Passions about Heidegger have simmered for years. He joined the Nazi party in 1933 when he became rector of Freiburg University and oversaw the dismissal of all Jewish professors. After the war Heidegger was banned by a de-Nazification tribunal from teaching. In the 1950s Arendt re-established ties with him and labored to revive his reputation.
Heidegger was a critic of modern technological society and of the Western philosophical tradition that gave rise to it. He argued that we must overcome this tradition and rethink the very nature of human existence or being.
His prose is so dense that some scholars have said it could be interpreted to mean anything, while others have dismissed it altogether as gibberish. He is nonetheless widely considered to be one of the centurys greatest and most influential thinkers.

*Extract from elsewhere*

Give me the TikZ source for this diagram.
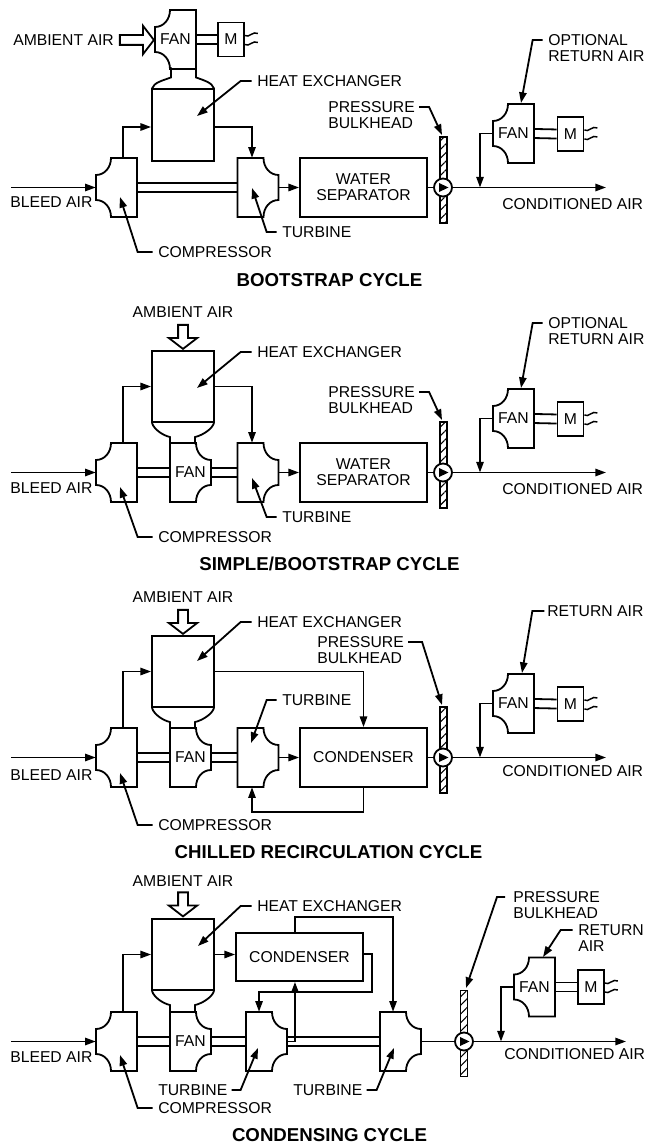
\documentclass[tikz,border=0pt]{standalone}
\usepackage{fontspec}
\setmainfont{Liberation Sans}
\usetikzlibrary{arrows.meta, positioning, shapes.arrows, patterns.meta}
\tikzset{
    pipe/.style={line width=1.35pt, line join=miter},
    arr/.style={pipe, -{Triangle[length=8pt, width=5.5pt]}},
    lbl/.style={inner sep=0pt, anchor=west, align=left, font=\fontsize{11.8}{12}\selectfont},
    ttl/.style={inner sep=0pt, font=\fontsize{14}{14}\selectfont\bfseries},
    unit/.style={inner sep=0pt, minimum width=30.75pt, minimum height=44.25pt, font=\fontsize{11.8}{12}\selectfont},
    plain/.style={pipe, draw, inner sep=0pt, align=center, font=\fontsize{11.8}{12}\selectfont},
    hxbox/.style={plain, minimum width=46.5pt, minimum height=53.5pt},
    sepbox/.style={plain, minimum width=95.25pt, minimum height=44.25pt},
    motor/.style={plain, minimum width=19.5pt, minimum height=25.5pt},
    bulkhead/.style={pipe, draw, inner sep=0pt, minimum width=5.25pt, minimum height=64.5pt,
        pattern={Lines[angle=45, distance=4.6pt, line width=.8pt]}},
    valve/.style={pipe, draw, circle, fill=white, inner sep=0pt, minimum size=13.5pt},
    ambient/.style={pipe, draw, single arrow, inner sep=0pt, text height=6pt, text depth=0pt, minimum width=20.25pt, minimum height=18pt,
        single arrow head extend=7pt, single arrow tip angle=105},
}
\newcommand{\lunit}[1]{\draw[pipe, shift={(#1.center)}] (-5.5,-29.5) -- (20.5,-29.5) -- (20.5,29.5) -- (-5.5,29.5)
    .. controls (-5.5,20) and (-12,12.5) .. (-20.5,12.5) -- (-20.5,-12.5)
    .. controls (-12,-12.5) and (-5.5,-20) .. (-5.5,-29.5) -- cycle;}
\newcommand{\runit}[1]{\draw[pipe, shift={(#1.center)}] (5.5,-29.5) -- (-20.5,-29.5) -- (-20.5,29.5) -- (5.5,29.5)
    .. controls (5.5,20) and (12,12.5) .. (20.5,12.5) -- (20.5,-12.5)
    .. controls (12,-12.5) and (5.5,-20) .. (5.5,-29.5) -- cycle;}
\newcommand{\domeup}[1]{\draw[pipe, shift={(#1.north)}] (-31,0) .. controls (-29,-6) and (-20,-8) .. (-12,-11) -- (-12,-21)
    (31,0) .. controls (29,-6) and (21,-8) .. (13,-11) -- (13,-21);}
\newcommand{\domedown}[1]{\draw[pipe, shift={(#1.south)}] (-31,0) .. controls (-29,6) and (-21,12) .. (-13,14) -- (-13,21)
    (31,0) .. controls (29,6) and (20,12) .. (12,14) -- (12,21);}
\newcommand{\shaft}[2]{\draw[pipe] ([yshift=3.4pt]#1.east) -- ([yshift=3.4pt]#2.west)
    ([yshift=-3.4pt]#1.east) -- ([yshift=-3.4pt]#2.west);}
\newcommand{\wires}[1]{\draw[pipe, line width=1.1pt, shift={(#1.east)}] (0,-4) .. controls (4,-1) and (8,-9) .. (13,-6)
    (0,5) .. controls (4,8) and (8,0) .. (13,3);}
\newcommand{\valvemark}[1]{\fill[shift={(#1.center)}] (-4,-4.5) -- (5.5,0) -- (-4,4.5) -- cycle;}
\begin{document}
\begin{tikzpicture}[x=0.75pt, y=-0.75pt]
\useasboundingbox (0,0) rectangle (645,1145);

\node[lbl] (amb1) at (13,40) {AMBIENT AIR};
\node[ambient, minimum height=25.5pt] (ambarr1) at (135,40) {};
\node[unit] (fan1) at (175.5,39.5) {FAN};
\lunit{fan1}
\node[motor] (mot1) at (570.5,134) {M};
\node[motor] (mot1a) at (231,39.5) {M};
\shaft{fan1}{mot1a}
\wires{mot1a}
\node[hxbox] (hx1) at (183,125) {};
\domeup{hx1}
\node[unit] (comp1) at (116.5,187.5) {};
\lunit{comp1}
\node[unit] (turb1) at (258,187.5) {};
\runit{turb1}
\shaft{comp1}{turb1}
\node[sepbox] (sep1) at (363.5,187.5) {WATER\\SEPARATOR};
\node[bulkhead] (bh1) at (443.5,180) {};
\node[valve] (vlv1) at (443,187.5) {};
\valvemark{vlv1}
\node[unit] (rfan1) at (513.5,133.5) {FAN};
\lunit{rfan1}
\shaft{rfan1}{mot1}
\wires{mot1}
\coordinate (bleed1) at (11,187.5);
\coordinate (out1) at (606,187.5);
\coordinate (join1) at (480,187.5);
\draw[arr] (bleed1) -- (comp1.west);
\draw[arr] ([xshift=4.9pt]comp1.north) |- ([yshift=-1.5pt]hx1.west);
\draw[arr] ([yshift=-1.5pt]hx1.east) -| ([xshift=-4.5pt]turb1.north);
\draw[arr] (turb1.east) -- (sep1.west);
\draw[pipe] (sep1.east) -- (vlv1.west);
\draw[arr] (vlv1.east) -- (out1);
\draw[arr] (rfan1.west) -| (join1);
\node[lbl] (bleedlab1) at (10,202) {BLEED AIR};
\node[lbl] (condlab1) at (502,204) {CONDITIONED AIR};
\node[lbl] (hxlab1) at (257,81) {HEAT EXCHANGER};
\node[lbl] (complab1) at (158,252) {COMPRESSOR};
\node[lbl] (turblab1) at (282,232) {TURBINE};
\node[lbl] (plab1) at (328,115) {PRESSURE\\BULKHEAD};
\node[lbl] (rlab1) at (548,48) {OPTIONAL\\RETURN AIR};
\coordinate (hxtip1) at (197,116);
\coordinate (comptip1) at (120,197);
\coordinate (turbtip1) at (252,188);
\coordinate (ptip1) at (442,135);
\coordinate (rtip1) at (521,103);
\draw[arr] ([xshift=-4pt]hxlab1.west) -- ++(-11,0) -- (hxtip1);
\draw[arr] ([xshift=-4pt]complab1.west) -- ++(-15,0) -- (comptip1);
\draw[arr] ([xshift=-4pt]turblab1.west) -- ++(-10,0) -- (turbtip1);
\draw[arr] ([xshift=3pt, yshift=6pt]plab1.east) -- ++(10,0) -- (ptip1);
\draw[arr] ([xshift=-4pt, yshift=6pt]rlab1.west) -- ++(-10,0) -- (rtip1);
\node[ttl] (title1) at (329.5,280) {BOOTSTRAP CYCLE};

\node[lbl, anchor=center] (amb2) at (183,312) {AMBIENT AIR};
\node[ambient, rotate=-90] (ambarr2) at (183,335) {};
\node[hxbox] (hx2) at (183,386.5) {};
\domedown{hx2}
\node[unit] (comp2) at (116.5,472.5) {};
\lunit{comp2}
\node[unit] (fan2) at (190.5,472.5) {FAN};
\runit{fan2}
\node[unit] (turb2) at (258,472.5) {};
\runit{turb2}
\shaft{comp2}{fan2}
\shaft{fan2}{turb2}
\node[sepbox] (sep2) at (363.5,472.5) {WATER\\SEPARATOR};
\node[bulkhead] (bh2) at (443.5,465) {};
\node[valve] (vlv2) at (443,472.5) {};
\valvemark{vlv2}
\node[unit] (rfan2) at (513.5,418.5) {FAN};
\lunit{rfan2}
\node[motor] (mot2) at (570.5,419) {M};
\shaft{rfan2}{mot2}
\wires{mot2}
\coordinate (bleed2) at (11,472.5);
\coordinate (out2) at (606,472.5);
\coordinate (join2) at (480,472.5);
\draw[arr] (bleed2) -- (comp2.west);
\draw[arr] ([xshift=4.9pt]comp2.north) |- (hx2.west);
\draw[arr] (hx2.east) -| ([xshift=-4.5pt]turb2.north);
\draw[arr] (turb2.east) -- (sep2.west);
\draw[pipe] (sep2.east) -- (vlv2.west);
\draw[arr] (vlv2.east) -- (out2);
\draw[arr] (rfan2.west) -| (join2);
\node[lbl] (bleedlab2) at (10,488) {BLEED AIR};
\node[lbl] (condlab2) at (502,489) {CONDITIONED AIR};
\node[lbl] (hxlab2) at (257,352) {HEAT EXCHANGER};
\node[lbl] (complab2) at (158,537) {COMPRESSOR};
\node[lbl] (turblab2) at (282,517) {TURBINE};
\node[lbl] (plab2) at (328,400) {PRESSURE\\BULKHEAD};
\node[lbl] (rlab2) at (548,331) {OPTIONAL\\RETURN AIR};
\coordinate (hxtip2) at (197,388);
\coordinate (comptip2) at (120,487);
\coordinate (turbtip2) at (252,478);
\coordinate (ptip2) at (442,420);
\coordinate (rtip2) at (521,388);
\draw[arr] ([xshift=-4pt]hxlab2.west) -- ++(-11,0) -- (hxtip2);
\draw[arr] ([xshift=-4pt]complab2.west) -- ++(-15,0) -- (comptip2);
\draw[arr] ([xshift=-4pt]turblab2.west) -- ++(-10,0) -- (turbtip2);
\draw[arr] ([xshift=3pt, yshift=6pt]plab2.east) -- ++(10,0) -- (ptip2);
\draw[arr] ([xshift=-4pt, yshift=6pt]rlab2.west) -- ++(-10,0) -- (rtip2);
\node[ttl] (title2) at (329.5,564) {SIMPLE/BOOTSTRAP CYCLE};

\node[lbl, anchor=center] (amb3) at (183,597) {AMBIENT AIR};
\node[ambient, rotate=-90] (ambarr3) at (183,620) {};
\node[hxbox] (hx3) at (183,671.5) {};
\domedown{hx3}
\node[unit] (comp3) at (116.5,757.5) {};
\lunit{comp3}
\node[unit] (fan3) at (190.5,757.5) {FAN};
\runit{fan3}
\node[unit] (turb3) at (258,757.5) {};
\runit{turb3}
\shaft{comp3}{fan3}
\shaft{fan3}{turb3}
\node[sepbox] (cond3) at (363.5,757.5) {CONDENSER};
\node[bulkhead] (bh3) at (443.5,750) {};
\node[valve] (vlv3) at (443,757.5) {};
\valvemark{vlv3}
\node[unit] (rfan3) at (513.5,703.5) {FAN};
\lunit{rfan3}
\node[motor] (mot3) at (570.5,704) {M};
\shaft{rfan3}{mot3}
\wires{mot3}
\coordinate (bleed3) at (11,757.5);
\coordinate (out3) at (606,757.5);
\coordinate (join3) at (480,757.5);
\draw[arr] (bleed3) -- (comp3.west);
\draw[arr] ([xshift=4.9pt]comp3.north) |- (hx3.west);
\draw[arr] (hx3.east) -| (cond3.north);
\draw[arr] (turb3.east) -- (cond3.west);
\draw[arr] (cond3.south) -- ++(0,24) -| ([xshift=-4.5pt]turb3.south);
\draw[pipe] (cond3.east) -- (vlv3.west);
\draw[arr] (vlv3.east) -- (out3);
\draw[arr] (rfan3.west) -| (join3);
\node[lbl] (bleedlab3) at (10,775) {BLEED AIR};
\node[lbl] (condlab3) at (502,771) {CONDITIONED AIR};
\node[lbl] (hxlab3) at (257,622) {HEAT EXCHANGER};
\node[lbl] (complab3) at (158,825) {COMPRESSOR};
\node[lbl] (turblab3) at (282,700) {TURBINE};
\node[lbl] (plab3) at (317,650) {PRESSURE\\BULKHEAD};
\node[lbl] (rlab3) at (547,611) {RETURN AIR};
\coordinate (hxtip3) at (197,661);
\coordinate (comptip3) at (120,773);
\coordinate (turbtip3) at (251,743);
\coordinate (ptip3) at (442,705);
\coordinate (rtip3) at (522,673);
\draw[arr] ([xshift=-4pt]hxlab3.west) -- ++(-11,0) -- (hxtip3);
\draw[arr] ([xshift=-4pt]complab3.west) -- ++(-15,0) -- (comptip3);
\draw[arr] ([xshift=-4pt]turblab3.west) -- ++(-10,0) -- (turbtip3);
\draw[arr] ([xshift=3pt, yshift=6pt]plab3.east) -- ++(14,0) -- (ptip3);
\draw[arr] ([xshift=-2pt]rlab3.west) -- ++(-12,0) -- (rtip3);
\node[ttl] (title3) at (328.5,852) {CHILLED RECIRCULATION CYCLE};

\node[lbl, anchor=center] (amb4) at (183,881) {AMBIENT AIR};
\node[ambient, rotate=-90] (ambarr4) at (183,902.5) {};
\node[hxbox] (hx4) at (183,954.5) {};
\domedown{hx4}
\node[unit] (comp4) at (116.5,1041.5) {};
\lunit{comp4}
\node[unit] (fan4) at (190.5,1041.5) {FAN};
\runit{fan4}
\node[unit] (turba4) at (266.5,1041.5) {};
\runit{turba4}
\node[unit] (turbb4) at (400.5,1041.5) {};
\runit{turbb4}
\shaft{comp4}{fan4}
\shaft{fan4}{turba4}
\shaft{turba4}{turbb4}
\node[plain, minimum width=95.25pt, minimum height=36pt] (cond4) at (299.5,957) {CONDENSER};
\node[bulkhead] (bh4) at (464,1033.5) {};
\node[valve] (vlv4) at (464,1041.5) {};
\valvemark{vlv4}
\node[unit] (rfan4) at (534.5,987) {FAN};
\lunit{rfan4}
\node[motor] (mot4) at (591,987) {M};
\shaft{rfan4}{mot4}
\wires{mot4}
\coordinate (bleed4) at (11,1041.5);
\coordinate (out4) at (626,1041.5);
\coordinate (join4) at (501,1041.5);
\draw[arr] (bleed4) -- (comp4.west);
\draw[arr] ([xshift=4.9pt]comp4.north) |- (hx4.west);
\draw[arr] (hx4.east) -- (hx4.east -| cond4.west);
\draw[arr] ([xshift=-3.4pt]cond4.north) -- ++(0,-15) -| ([xshift=-5.6pt]turbb4.north);
\draw[arr] ([yshift=2.25pt]cond4.east) -- ++(8,0) -- ++(0,38) -| ([xshift=-5.6pt]turba4.north);
\draw[arr] (turba4.east) -| ([xshift=-3.4pt]cond4.south);
\draw[pipe] (turbb4.east) -- (vlv4.west);
\draw[arr] (vlv4.east) -- (out4);
\draw[arr] (rfan4.west) -| (join4);
\node[lbl] (bleedlab4) at (10,1057) {BLEED AIR};
\node[lbl] (condlab4) at (504,1054) {CONDITIONED AIR};
\node[lbl] (hxlab4) at (257,906) {HEAT EXCHANGER};
\node[lbl] (complab4) at (158,1108) {COMPRESSOR};
\node[lbl] (turblaba4) at (158,1090) {TURBINE};
\node[lbl] (turblabb4) at (293,1090) {TURBINE};
\node[lbl] (plab4) at (513,905) {PRESSURE\\BULKHEAD};
\node[lbl] (rlab4) at (578,938) {RETURN\\AIR};
\coordinate (hxtip4) at (198,946);
\coordinate (comptip4) at (120,1055);
\coordinate (turbtipa4) at (258,1048);
\coordinate (turbtipb4) at (394,1048);
\coordinate (ptip4) at (466,988);
\coordinate (rtip4) at (543,957);
\draw[arr] ([xshift=-4pt]hxlab4.west) -- ++(-11,0) -- (hxtip4);
\draw[arr] ([xshift=-4pt]complab4.west) -- ++(-15,0) -- (comptip4);
\draw[arr] ([xshift=3pt]turblaba4.east) -- ++(9,0) -- (turbtipa4);
\draw[arr] ([xshift=3pt]turblabb4.east) -- ++(10,0) -- (turbtipb4);
\draw[arr] ([xshift=-6pt, yshift=6pt]plab4.west) -- ++(-8,0) -- (ptip4);
\draw[arr] ([xshift=-4pt, yshift=6pt]rlab4.west) -- ++(-12,0) -- (rtip4);
\node[ttl] (title4) at (329.5,1135) {CONDENSING CYCLE};
\end{tikzpicture}
\end{document}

Theologians have used his critique of reason to explain the leap of faith; architects have been inspired by his rejection of conventional rules to introduce a buffet of new styles, materials and shapes to building design. His criticism of mechanistic technology has attracted environmentalists and planners.
A verbal brawl over Heidegger's theories should not be surprising, though. After all, the classic American position on how liberal societies should treat dangerous ideas is with more discussion.
That is precisely what Mr. Faye says he wants. In his view teaching Heidegger's ideas without disclosing his deep Nazi sympathies is like showing a child a brilliant fireworks display without warning that an ignited rocket can also blow up in someone's face.